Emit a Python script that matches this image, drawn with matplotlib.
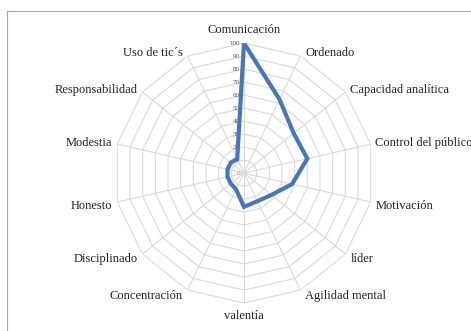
import numpy as np
import matplotlib
matplotlib.use("Agg")
import matplotlib.pyplot as plt
from matplotlib.patches import Rectangle

categories = ["Comunicación", "Ordenado", "Capacidad analítica", "Control del público",
              "Motivación", "líder", "Agilidad mental", "valentía", "Concentración",
              "Disciplinado", "Honesto", "Modestia", "Responsabilidad", "Uso de tic´s"]
values = [100, 63, 49, 50, 38, 27, 24, 26, 14, 13, 13, 13, 13, 12]
rticks = [0, 10, 20, 30, 40, 50, 60, 70, 80, 90, 100]

plt.rcParams['font.family'] = ['Liberation Serif', 'DejaVu Serif']

fig = plt.figure(figsize=(4.71, 3.31), dpi=100)
ax = fig.add_axes([0.242, 0.0846, 0.552, 0.785], projection='polar')
ax.set_theta_zero_location('N')
ax.set_theta_direction(-1)
ax.set_ylim(0, 100)

n = len(categories)
theta = np.linspace(0, 2 * np.pi, n, endpoint=False)

# polygon grid instead of circles
ax.grid(False)
ax.spines['polar'].set_visible(False)
ax.set_xticks([])
ax.set_yticks([])
tc = np.append(theta, theta[0])
for r in rticks[1:]:
    ax.plot(tc, [r] * len(tc), color='#DADADA', lw=0.8, zorder=1)
for t in theta:
    ax.plot([t, t], [0, 100], color='#DADADA', lw=0.8, zorder=1)

# radial tick labels
for r in rticks:
    ax.annotate(str(r), xy=(0, r), xytext=(-3, 0), textcoords='offset points',
                ha='right', va='center', fontsize=5,
                color='#C9A400' if r == 0 else '#555555', zorder=3)

# category labels
for t, lab in zip(theta, categories):
    s, c = np.sin(t), np.cos(t)
    if abs(s) < 0.05:
        ha = 'center'
        va = 'bottom' if c > 0 else 'top'
        off = (0, 5 * np.sign(c))
    else:
        ha = 'left' if s > 0 else 'right'
        va = 'center'
        off = (3.5 * np.sign(s), 2.5 * c - (2 if c < 0 else 0))
    ax.annotate(lab, xy=(t, 100), xytext=off, textcoords='offset points',
                ha=ha, va=va, fontsize=9, color='#222222')

vc = values + values[:1]
ax.plot(tc, vc, color='#4677BE', lw=3, solid_joinstyle='miter', zorder=4)

fig.patches.append(Rectangle((0.015, -0.1), 1.1, 1.067, transform=fig.transFigure,
                             fill=False, edgecolor='#A6A6A6', lw=0.8))

fig.savefig("out.png", dpi=100)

——————

Task prompt: Your copy of the data should match it exactly, except that pictures are left out.

Task result:
Emit a Python script that matches this image, drawn with matplotlib.
import numpy as np
import matplotlib
matplotlib.use("Agg")
import matplotlib.pyplot as plt
from matplotlib.patches import Rectangle

categories = ["Comunicación", "Ordenado", "Capacidad analítica", "Control del público",
              "Motivación", "líder", "Agilidad mental", "valentía", "Concentración",
              "Disciplinado", "Honesto", "Modestia", "Responsabilidad", "Uso de tic´s"]
values = [100, 63, 49, 50, 38, 27, 24, 26, 14, 13, 13, 13, 13, 12]
rticks = [0, 10, 20, 30, 40, 50, 60, 70, 80, 90, 100]

plt.rcParams['font.family'] = ['Liberation Serif', 'DejaVu Serif']

fig = plt.figure(figsize=(4.71, 3.31), dpi=100)
ax = fig.add_axes([0.242, 0.0846, 0.552, 0.785], projection='polar')
ax.set_theta_zero_location('N')
ax.set_theta_direction(-1)
ax.set_ylim(0, 100)

n = len(categories)
theta = np.linspace(0, 2 * np.pi, n, endpoint=False)

# polygon grid instead of circles
ax.grid(False)
ax.spines['polar'].set_visible(False)
ax.set_xticks([])
ax.set_yticks([])
tc = np.append(theta, theta[0])
for r in rticks[1:]:
    ax.plot(tc, [r] * len(tc), color='#DADADA', lw=0.8, zorder=1)
for t in theta:
    ax.plot([t, t], [0, 100], color='#DADADA', lw=0.8, zorder=1)

# radial tick labels
for r in rticks:
    ax.annotate(str(r), xy=(0, r), xytext=(-3, 0), textcoords='offset points',
                ha='right', va='center', fontsize=5,
                color='#C9A400' if r == 0 else '#555555', zorder=3)

# category labels
for t, lab in zip(theta, categories):
    s, c = np.sin(t), np.cos(t)
    if abs(s) < 0.05:
        ha = 'center'
        va = 'bottom' if c > 0 else 'top'
        off = (0, 5 * np.sign(c))
    else:
        ha = 'left' if s > 0 else 'right'
        va = 'center'
        off = (3.5 * np.sign(s), 2.5 * c - (2 if c < 0 else 0))
    ax.annotate(lab, xy=(t, 100), xytext=off, textcoords='offset points',
                ha=ha, va=va, fontsize=9, color='#222222')

vc = values + values[:1]
ax.plot(tc, vc, color='#4677BE', lw=3, solid_joinstyle='miter', zorder=4)

fig.patches.append(Rectangle((0.015, -0.1), 1.1, 1.067, transform=fig.transFigure,
                             fill=False, edgecolor='#A6A6A6', lw=0.8))

fig.savefig("out.png", dpi=100)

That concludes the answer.